_DIRECTION_
Take the lines from the beginning of the material through the line containing "import plotly.graph_objects as go" and retype them exactly, leaving the pictures out.

Charts and diagrams as code

## begin

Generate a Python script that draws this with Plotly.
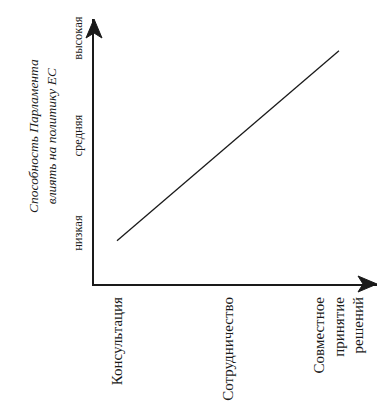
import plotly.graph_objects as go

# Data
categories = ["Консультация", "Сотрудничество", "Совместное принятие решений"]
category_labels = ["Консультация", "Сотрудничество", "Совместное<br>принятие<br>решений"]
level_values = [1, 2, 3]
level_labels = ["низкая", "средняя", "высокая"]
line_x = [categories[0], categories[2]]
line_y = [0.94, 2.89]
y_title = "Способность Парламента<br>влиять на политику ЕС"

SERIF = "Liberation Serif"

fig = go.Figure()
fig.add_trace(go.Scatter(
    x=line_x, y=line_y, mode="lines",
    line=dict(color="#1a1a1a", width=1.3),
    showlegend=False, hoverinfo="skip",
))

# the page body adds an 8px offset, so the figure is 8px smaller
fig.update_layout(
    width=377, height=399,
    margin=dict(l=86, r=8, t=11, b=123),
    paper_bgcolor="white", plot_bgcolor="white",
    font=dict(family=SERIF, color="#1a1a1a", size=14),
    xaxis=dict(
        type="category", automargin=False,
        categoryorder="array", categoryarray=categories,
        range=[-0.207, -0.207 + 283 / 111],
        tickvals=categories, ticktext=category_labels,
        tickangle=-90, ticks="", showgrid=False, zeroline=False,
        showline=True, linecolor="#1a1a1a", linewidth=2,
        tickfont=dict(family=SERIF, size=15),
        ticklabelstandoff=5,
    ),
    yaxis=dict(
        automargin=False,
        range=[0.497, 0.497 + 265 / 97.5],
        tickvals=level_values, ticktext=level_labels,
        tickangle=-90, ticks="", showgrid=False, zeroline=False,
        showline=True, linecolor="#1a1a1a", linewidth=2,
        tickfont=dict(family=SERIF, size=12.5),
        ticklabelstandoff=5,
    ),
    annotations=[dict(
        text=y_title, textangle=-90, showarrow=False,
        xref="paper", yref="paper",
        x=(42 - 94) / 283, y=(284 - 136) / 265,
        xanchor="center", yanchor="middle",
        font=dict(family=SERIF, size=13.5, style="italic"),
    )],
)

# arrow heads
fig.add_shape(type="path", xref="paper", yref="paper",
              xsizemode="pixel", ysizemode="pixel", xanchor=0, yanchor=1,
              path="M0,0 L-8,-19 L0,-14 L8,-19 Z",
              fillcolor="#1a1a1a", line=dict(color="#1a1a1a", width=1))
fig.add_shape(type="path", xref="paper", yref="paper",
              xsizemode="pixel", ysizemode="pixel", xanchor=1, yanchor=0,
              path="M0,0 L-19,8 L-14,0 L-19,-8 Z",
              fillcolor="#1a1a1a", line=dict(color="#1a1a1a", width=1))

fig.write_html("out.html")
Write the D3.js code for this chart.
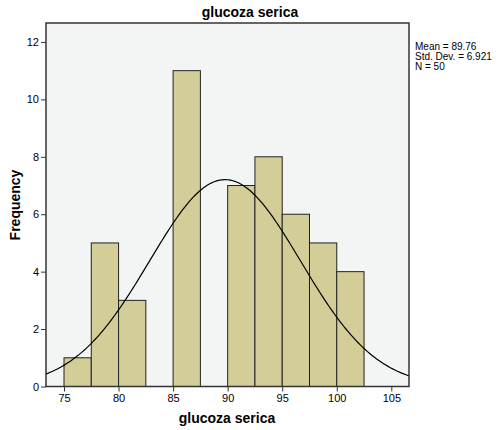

## end

_TASK RESPONSE_
Generate a Python script that draws this with Plotly.
import plotly.graph_objects as go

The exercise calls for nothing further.